→ **AIM OF THE EXERCISE**: Can you copy out the data exactly? Leave the images out.

··· DATASET EXTRACT ···

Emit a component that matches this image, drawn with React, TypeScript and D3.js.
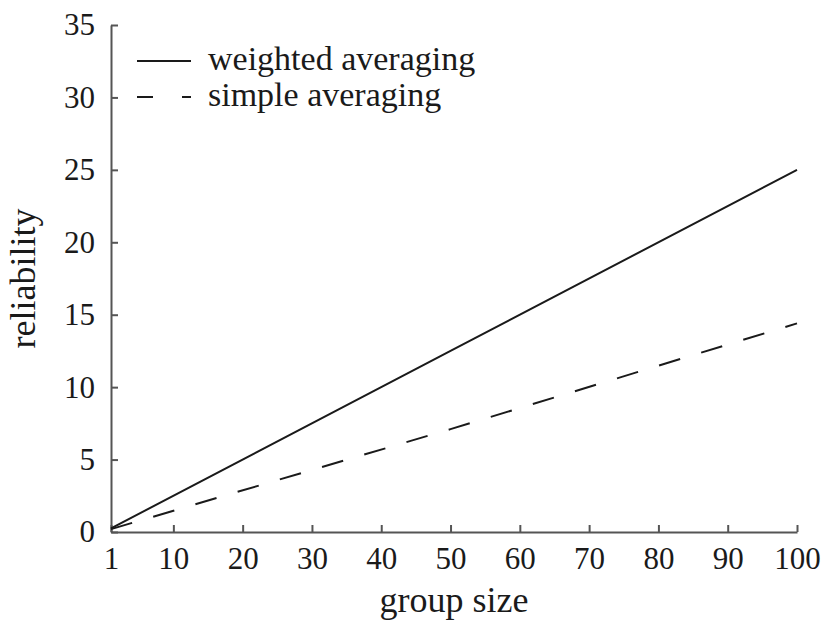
import React, { useRef, useEffect } from 'react';
import * as d3 from 'd3';

// values
const groupSize = [1, 50, 100];
const weightedAveraging = [0.25, 12.5, 25];
const simpleAveraging = [0.2, 7.1, 14.4];
const xTicks = [1, 10, 20, 30, 40, 50, 60, 70, 80, 90, 100];
const yTicks = [0, 5, 10, 15, 20, 25, 30, 35];
const legendLabels = ['weighted averaging', 'simple averaging'];

const W = 824;
const H = 623;
const FONT = '"Liberation Serif", "Times New Roman", serif';

const App = () => {
  const svgRef = useRef<SVGSVGElement>(null);

  useEffect(() => {
    const svg = d3.select(svgRef.current);
    svg.selectAll('*').remove();

    const x = d3.scaleLinear().domain([1, 100]).range([111, 797]);
    const y = d3.scaleLinear().domain([0, 35]).range([532, 25]);
    const axisColor = '#555';
    const lineColor = '#1a1a1a';

    // axes (ticks point inward)
    const xAxis = svg.append('g').attr('transform', `translate(0,${y(0)})`)
      .call(d3.axisBottom(x).tickValues(xTicks).tickSizeInner(-7).tickSizeOuter(0).tickPadding(15));
    const yAxis = svg.append('g').attr('transform', `translate(${x(1)},0)`)
      .call(d3.axisLeft(y).tickValues(yTicks).tickSizeInner(-7).tickSizeOuter(0).tickPadding(16));

    [xAxis, yAxis].forEach((g) => {
      g.select('.domain').attr('stroke', axisColor).attr('stroke-width', 2);
      g.selectAll('.tick line').attr('stroke', axisColor).attr('stroke-width', 2);
      g.selectAll('.tick text')
        .attr('fill', '#1a1a1a')
        .style('font-family', FONT)
        .style('font-size', '31px');
    });
    xAxis.selectAll('.tick text').attr('dy', '0.71em');

    const idx = d3.range(groupSize.length);
    const line = (vals: number[]) =>
      d3.line<number>().x((i) => x(groupSize[i])).y((i) => y(vals[i]))(idx);

    svg.append('path')
      .attr('d', line(weightedAveraging))
      .attr('fill', 'none')
      .attr('stroke', lineColor)
      .attr('stroke-width', 2);

    svg.append('path')
      .attr('d', line(simpleAveraging))
      .attr('fill', 'none')
      .attr('stroke', lineColor)
      .attr('stroke-width', 2)
      .attr('stroke-dasharray', '22,22');

    // legend
    const legendY = [61, 97];
    legendLabels.forEach((label, i) => {
      svg.append('line')
        .attr('x1', 137).attr('x2', 191)
        .attr('y1', legendY[i]).attr('y2', legendY[i])
        .attr('stroke', lineColor)
        .attr('stroke-width', 2)
        .attr('stroke-dasharray', i === 1 ? '16,29' : null);
      svg.append('text')
        .attr('x', 208)
        .attr('y', legendY[i] + 9)
        .attr('fill', '#1a1a1a')
        .style('font-family', FONT)
        .style('font-size', '34px')
        .text(label);
    });

    // axis titles
    svg.append('text')
      .attr('x', (x(1) + x(100)) / 2)
      .attr('y', 612)
      .attr('text-anchor', 'middle')
      .attr('fill', '#1a1a1a')
      .style('font-family', FONT)
      .style('font-size', '36px')
      .text('group size');

    svg.append('text')
      .attr('transform', `translate(35,${(y(0) + y(35)) / 2}) rotate(-90)`)
      .attr('text-anchor', 'middle')
      .attr('fill', '#1a1a1a')
      .style('font-family', FONT)
      .style('font-size', '36px')
      .text('reliability');
  }, []);

  return (
    <div style={{ position: 'absolute', left: 0, top: 0 }}>
      <svg ref={svgRef} width={W} height={H} style={{ display: 'block', background: '#fff' }} />
    </div>
  );
};

export default App;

···

→ **RESULT OF THIS TASK**:
Emit a component that matches this image, drawn with React, TypeScript and D3.js.
import React, { useRef, useEffect } from 'react';
import * as d3 from 'd3';

// values
const groupSize = [1, 50, 100];
const weightedAveraging = [0.25, 12.5, 25];
const simpleAveraging = [0.2, 7.1, 14.4];
const xTicks = [1, 10, 20, 30, 40, 50, 60, 70, 80, 90, 100];
const yTicks = [0, 5, 10, 15, 20, 25, 30, 35];
const legendLabels = ['weighted averaging', 'simple averaging'];

const W = 824;
const H = 623;
const FONT = '"Liberation Serif", "Times New Roman", serif';

const App = () => {
  const svgRef = useRef<SVGSVGElement>(null);

  useEffect(() => {
    const svg = d3.select(svgRef.current);
    svg.selectAll('*').remove();

    const x = d3.scaleLinear().domain([1, 100]).range([111, 797]);
    const y = d3.scaleLinear().domain([0, 35]).range([532, 25]);
    const axisColor = '#555';
    const lineColor = '#1a1a1a';

    // axes (ticks point inward)
    const xAxis = svg.append('g').attr('transform', `translate(0,${y(0)})`)
      .call(d3.axisBottom(x).tickValues(xTicks).tickSizeInner(-7).tickSizeOuter(0).tickPadding(15));
    const yAxis = svg.append('g').attr('transform', `translate(${x(1)},0)`)
      .call(d3.axisLeft(y).tickValues(yTicks).tickSizeInner(-7).tickSizeOuter(0).tickPadding(16));

    [xAxis, yAxis].forEach((g) => {
      g.select('.domain').attr('stroke', axisColor).attr('stroke-width', 2);
      g.selectAll('.tick line').attr('stroke', axisColor).attr('stroke-width', 2);
      g.selectAll('.tick text')
        .attr('fill', '#1a1a1a')
        .style('font-family', FONT)
        .style('font-size', '31px');
    });
    xAxis.selectAll('.tick text').attr('dy', '0.71em');

    const idx = d3.range(groupSize.length);
    const line = (vals: number[]) =>
      d3.line<number>().x((i) => x(groupSize[i])).y((i) => y(vals[i]))(idx);

    svg.append('path')
      .attr('d', line(weightedAveraging))
      .attr('fill', 'none')
      .attr('stroke', lineColor)
      .attr('stroke-width', 2);

    svg.append('path')
      .attr('d', line(simpleAveraging))
      .attr('fill', 'none')
      .attr('stroke', lineColor)
      .attr('stroke-width', 2)
      .attr('stroke-dasharray', '22,22');

    // legend
    const legendY = [61, 97];
    legendLabels.forEach((label, i) => {
      svg.append('line')
        .attr('x1', 137).attr('x2', 191)
        .attr('y1', legendY[i]).attr('y2', legendY[i])
        .attr('stroke', lineColor)
        .attr('stroke-width', 2)
        .attr('stroke-dasharray', i === 1 ? '16,29' : null);
      svg.append('text')
        .attr('x', 208)
        .attr('y', legendY[i] + 9)
        .attr('fill', '#1a1a1a')
        .style('font-family', FONT)
        .style('font-size', '34px')
        .text(label);
    });

    // axis titles
    svg.append('text')
      .attr('x', (x(1) + x(100)) / 2)
      .attr('y', 612)
      .attr('text-anchor', 'middle')
      .attr('fill', '#1a1a1a')
      .style('font-family', FONT)
      .style('font-size', '36px')
      .text('group size');

    svg.append('text')
      .attr('transform', `translate(35,${(y(0) + y(35)) / 2}) rotate(-90)`)
      .attr('text-anchor', 'middle')
      .attr('fill', '#1a1a1a')
      .style('font-family', FONT)
      .style('font-size', '36px')
      .text('reliability');
  }, []);

  return (
    <div style={{ position: 'absolute', left: 0, top: 0 }}>
      <svg ref={svgRef} width={W} height={H} style={{ display: 'block', background: '#fff' }} />
    </div>
  );
};

export default App;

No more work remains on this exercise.